La loi ne prévoit pas de punition directe des entreprises si elles ne connaissent pas l’égalité salariale, mais des points négatifs tels que la répétition de l’analyse après quatre ans, une exclusion des marchés publics ou un dommage possible à leur image. Une appréciation des conséquences de la régulation qui a été effectuée en relation avec le message sur la modification de la LEg du 5 juillet 2017 présente par contre une image réjouissante. Parmi les entreprises interrogées qui avaient déjà procédé à une analyse d’égalité salariale, la moitié a pris par la suite des mesures correctrices, ce qui a constitué notamment en des augmentations de salaires pour les femmes. Ces adaptations salariales ont pu être réalisées dans le cadre des rondes régulières de salaires.

Simultanément, le Conseil fédéral espère d’autres effets positifs tels que le lancement d’une réflexion sur les salaires et la création d’une plus forte transparence, la sensibilisation de la direction d’entreprise aux questions d’égalité et une plus grande motivation, satisfaction et productivité des salariés. Selon des études empiriques, l’analyse d’égalité salariale aura des effets positifs sur la productivité et débouchera sur l’évitement de distorsions de la concurrence.
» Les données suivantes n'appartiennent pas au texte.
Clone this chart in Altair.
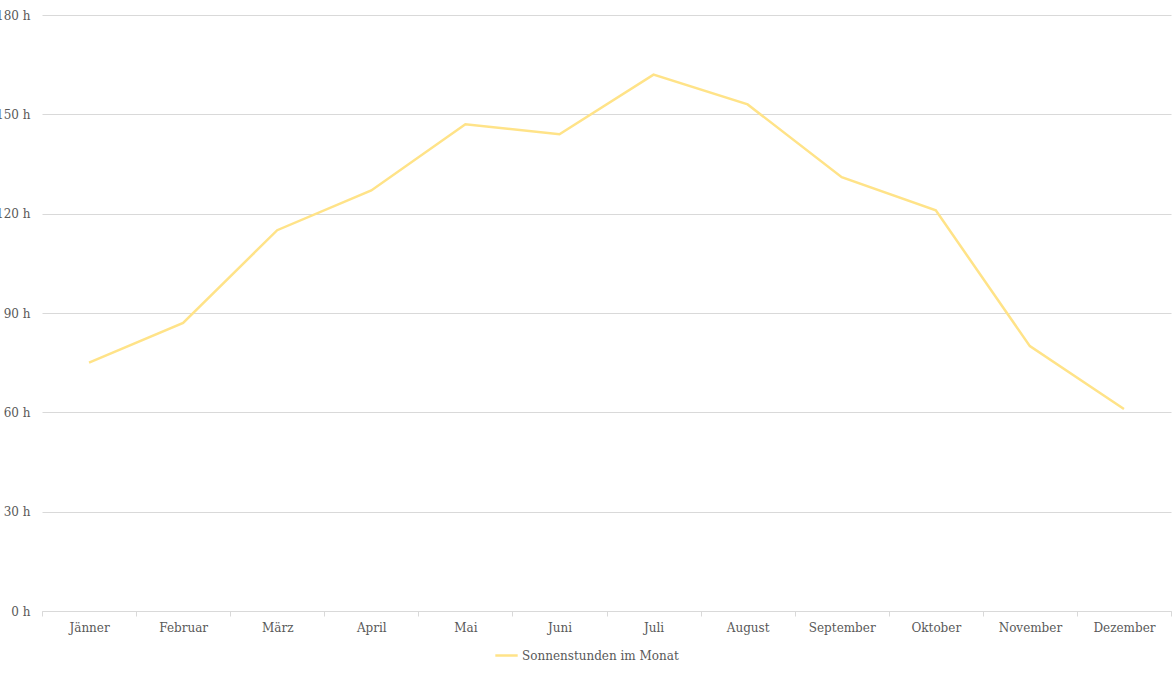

Contrôle volontaire de l’égalité salariale

Seuls les employeurs qui occupent plus de 100 collaborateurs relèvent de l’obligation de contrôle de l’égalité salariale. Cela ne signifie toutefois pas que les autres entreprises sont dispensées de réaliser un tel contrôle sur une base volontaire. Il peut s’agir ici par exemple de l’outil d’analyse gratuit normé de la Confédération et du respect des mêmes paramètres que ceux prescrits par la loi et par l’ordonnance. Une telle transparence améliorera vraisemblablement l’ambiance dans l’entreprise correspondante et elle contribuera à supprimer les inégalités monétaires et elle lui permettra finalement d’être prise en considération comme partenaire plus loyal.

Résumé et conclusion

À partir du 1er juillet 2020, les entreprises qui occupent plus de 100 collaborateurs disposeront d’une année pour réaliser une analyse de l’égalité salariale, celles-ci pouvant s’appuyer sur l’outil gratuit d’analyse normalisé de la Confédération «Logib». Cette analyse doit ensuite être vérifiée formellement par exemple par une entreprise de révision et les résultats doivent être présentés aux collaborateurs. Cette possibilité d’analyse d’égalité salariale est toutefois ouverte à toutes les entreprises et doit pouvoir être effectuée à frais réduits (environ deux jours de travail) selon les estimations du Conseil fédéral. Cela offre une opportunité de veiller à une véritable égalité dans sa propre entreprise.